Neurosciences Apprendre du vocabulaire inconnu en dormant

ATS

31.1.2019 - 17:03

Les ondes du cerveau ont été mesurées à la clinique du sommeil à l’aide de l’électro-encéphalographie. Les auteurs Marc Züst, Simon Ruch et Katharina Henke (de gauche à droite).
Les ondes du cerveau ont été mesurées à la clinique du sommeil à l’aide de l’électro-encéphalographie. Les auteurs Marc Züst, Simon Ruch et Katharina Henke (de gauche à droite).
Source: Université de Berne/Tom Willems

Il est possible d’apprendre de nouveaux mots dans une langue étrangère pendant certaines phases du sommeil profond et de s’en souvenir inconsciemment après le réveil. C'est ce que démontre une étude de chercheurs bernois publiée dans la revue Current Biology.

On savait que les connaissances acquises à l’état d’éveil sont passées en revue pendant le sommeil au cours duquel le cerveau les «rejoue». Les connaissances sont ainsi consolidées et ancrées dans l’ensemble existant.

Katharina Henke, Marc Züst et Simon Ruch, de l’Institut de psychologie de l’Université de Berne et de la Coopération de recherche interfacultaire «Decoding Sleep» (Décoder le sommeil), ont voulu savoir s'il est possible de faire de même pour l’apprentissage de nouvelles informations.

Les chercheurs ont soumis 41 participants à une expérience. Ils ont examiné si leur cerveau endormi dans ses états actifs, ou «up-states», était en mesure d’assimiler le vocabulaire d’une langue fictive.

Convergence cellulaire

Dans la phase de sommeil profond, les cellules cérébrales commencent à faire converger leur activité. Pendant un bref instant, elles sont toutes actives, et elles entrent ensuite en même temps dans une phase d’inactivité, ou «down-state». Les deux phases alternent toutes les demi-secondes environ.

Les associations de sens entre les mots d’une langue artificielle entendus pendant le sommeil et leur traduction ont été mémorisées inconsciemment par les sujets lorsque le deuxième mot d’une paire était diffusé de manière répétée lors d’un «up-state».

Par exemple, lorsque les participants endormis avaient entendu «tofer = clé» ou «guga = éléphant» dans les écouteurs, ils étaient en mesure une fois éveillés d’indiquer si ces mots désignaient quelque chose de grand ("guga») ou de petit ("tofer»). Le taux de succès était de 60%.

«Il est intéressant de noter que la zone du langage et l’hippocampe, qui servent normalement à l’apprentissage conscient d’une langue, étaient également actifs lorsque les sujets se remémoraient le vocabulaire appris pendant la phase de sommeil profond», commente Marc Züst, cité jeudi dans un communiqué de l’Université de Berne.

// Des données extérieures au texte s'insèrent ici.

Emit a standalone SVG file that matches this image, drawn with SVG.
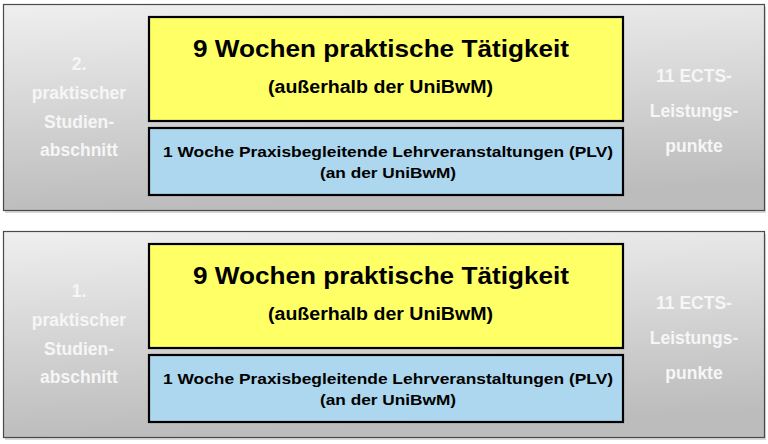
<svg xmlns="http://www.w3.org/2000/svg" width="768" height="444" viewBox="0 0 768 444">
<defs>
<linearGradient id="pg" x1="0" y1="0" x2="0.15" y2="1">
<stop offset="0" stop-color="#efefef"/>
<stop offset="1" stop-color="#bcbcbc"/>
</linearGradient>
<style>
.panel{fill:url(#pg);stroke:#4a4a4a;stroke-width:1.2}
.shadow{fill:#000;opacity:0.15}
.yel{fill:#ffff66;stroke:#000;stroke-width:2.2}
.blu{fill:#acd7ee;stroke:#000;stroke-width:2.2}
text{font-family:"Liberation Sans",Arial,sans-serif;font-weight:bold;text-anchor:middle}
.side{fill:#f6f6f6;font-size:17.5px}
.t1{fill:#000;font-size:24px}
.t2{fill:#000;font-size:18px}
.t3{fill:#000;font-size:15.5px}
</style>
</defs>
<rect width="768" height="444" fill="#fff"/>
<g id="panel2">
<rect class="shadow" x="5" y="7" width="761" height="206"/>
<rect class="panel" x="3.5" y="4.5" width="761" height="206"/>
<text class="side" x="79" y="70">2.</text>
<text class="side" x="79" y="99">praktischer</text>
<text class="side" x="79" y="128">Studien-</text>
<text class="side" x="79" y="156">abschnitt</text>
<text class="side" x="694" y="82">11 ECTS-</text>
<text class="side" x="694" y="117">Leistungs-</text>
<text class="side" x="694" y="152">punkte</text>
</g>
<g id="work2">
<rect class="yel" x="149" y="17" width="474" height="104"/>
<text class="t1" x="381" y="57" textLength="376" lengthAdjust="spacingAndGlyphs">9 Wochen praktische Tätigkeit</text>
<text class="t2" x="380.5" y="93" textLength="225" lengthAdjust="spacingAndGlyphs">(außerhalb der UniBwM)</text>
</g>
<g id="plv2">
<rect class="blu" x="149" y="128" width="474" height="67"/>
<text class="t3" x="388" y="157" textLength="450" lengthAdjust="spacingAndGlyphs">1 Woche Praxisbegleitende Lehrveranstaltungen (PLV)</text>
<text class="t3" x="388" y="178" textLength="136" lengthAdjust="spacingAndGlyphs">(an der UniBwM)</text>
</g>
<g id="panel1">
<rect class="shadow" x="5" y="234" width="761" height="206"/>
<rect class="panel" x="3.5" y="231.5" width="761" height="206"/>
<text class="side" x="79" y="297">1.</text>
<text class="side" x="79" y="326">praktischer</text>
<text class="side" x="79" y="355">Studien-</text>
<text class="side" x="79" y="383">abschnitt</text>
<text class="side" x="694" y="309">11 ECTS-</text>
<text class="side" x="694" y="344">Leistungs-</text>
<text class="side" x="694" y="379">punkte</text>
</g>
<g id="work1">
<rect class="yel" x="149" y="244" width="474" height="104"/>
<text class="t1" x="381" y="284" textLength="376" lengthAdjust="spacingAndGlyphs">9 Wochen praktische Tätigkeit</text>
<text class="t2" x="380.5" y="320" textLength="225" lengthAdjust="spacingAndGlyphs">(außerhalb der UniBwM)</text>
</g>
<g id="plv1">
<rect class="blu" x="149" y="355" width="474" height="67"/>
<text class="t3" x="388" y="384" textLength="450" lengthAdjust="spacingAndGlyphs">1 Woche Praxisbegleitende Lehrveranstaltungen (PLV)</text>
<text class="t3" x="388" y="405" textLength="136" lengthAdjust="spacingAndGlyphs">(an der UniBwM)</text>
</g>
<g id="connectors"/>
</svg>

«Par conséquent, ces structures cérébrales favorisent la formation des souvenirs indépendamment de l’état de conscience dominant - inconsciemment pendant le sommeil, consciemment à l’état d’éveil», ajoute le spécialiste.

Pas besoin d’être conscient

Outre son importance pratique possible, cette démonstration remet en cause les théories actuelles. Ainsi, celle qui veut que le sommeil soit un état complètement coupé du monde extérieur ne tient pas, ni celle qui juge impossible de procéder à un apprentissage ambitieux pendant la phase de sommeil profond.

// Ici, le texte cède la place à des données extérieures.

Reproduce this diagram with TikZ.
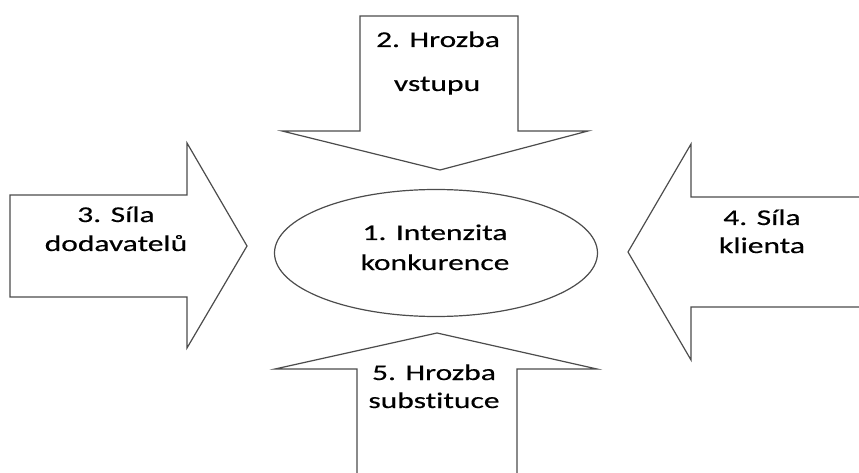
\documentclass[tikz,border=0pt]{standalone}
\usepackage{fontspec}
\setmainfont{Carlito}[FakeStretch=1.4, FakeBold=0.4, Ligatures=NoCommon]
\usepackage{tikz}
\usetikzlibrary{shapes.geometric}

\begin{document}
\begin{tikzpicture}[x=1pt, y=-1pt,
  force/.style={draw=black!70, line width=1.2pt, fill=white, line join=miter},
  lbl/.style={anchor=base, inner sep=0pt, font=\fontsize{22.5}{29}\selectfont}]
% Set the size of the figure
\clip (0,0) rectangle (859,473);

% Arrows of the five forces
\draw[force] (360,16) -- (518,16) -- (518,131) -- (588,131) -- (440,170) -- (282,131) -- (360,131) -- cycle;
\draw[force] (10,195) -- (187,195) -- (187,143) -- (247,246) -- (187,348) -- (187,297) -- (10,297) -- cycle;
\draw[force] (875,197) -- (691,197) -- (691,144) -- (628,252) -- (691,360) -- (691,307) -- (875,307) -- cycle;
\draw[force] (357,490) -- (357,369) -- (275,369) -- (437,333) -- (597,369) -- (517,369) -- (517,490) -- cycle;

% Centre
\node[force, ellipse, minimum width=323pt, minimum height=127pt, inner sep=0pt] (rivalry) at (436,253) {};

% Labels
\node[lbl] (rivalA) at (435,240) {1. Intenzita};
\node[lbl] (rivalB) at (435,270) {konkurence};
\node[lbl] (entryA) at (438,47) {2. Hrozba};
\node[lbl] (entryB) at (437,91) {vstupu};
\node[lbl] (supA) at (116,222) {3. Síla};
\node[lbl] (supB) at (116,251) {dodavatelů};
\node[lbl] (buyA) at (762,225) {4. Síla};
\node[lbl] (buyB) at (762,253) {klienta};
\node[lbl] (subA) at (434,380) {5. Hrozba};
\node[lbl] (subB) at (434,408) {substituce};
\end{tikzpicture}
\end{document}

«Au cours des prochaines années, la recherche montrera dans quelle mesure le sommeil peut être employé à l’acquisition de nouvelles connaissances et quelles sont les conséquences de cette utilisation», affirme Katharina Henke. La chercheuse évoque des applications pour les personnes confrontées à des difficultés d'apprentissage, par exemple.

Il est toutefois aussi possible que ce type de mémorisation perturbe la consolidation d'autres contenus ou entre en concurrence avec l'apprentissage à l'état de veille, écrivent les scientifiques dans leur article. Des études supplémentaires seront nécessaires, mais en tout état de cause, il est peu probable que l'on puisse apprendre une langue étrangère pendant le sommeil seulement.

Decoding Sleep est un projet interdisciplinaire financé par l’Université de Berne auquel participent treize groupes de recherche en médecine, biologie, informatique et psychologie. La présente étude a été réalisée en collaboration avec l’Hôpital de l’Île à Berne.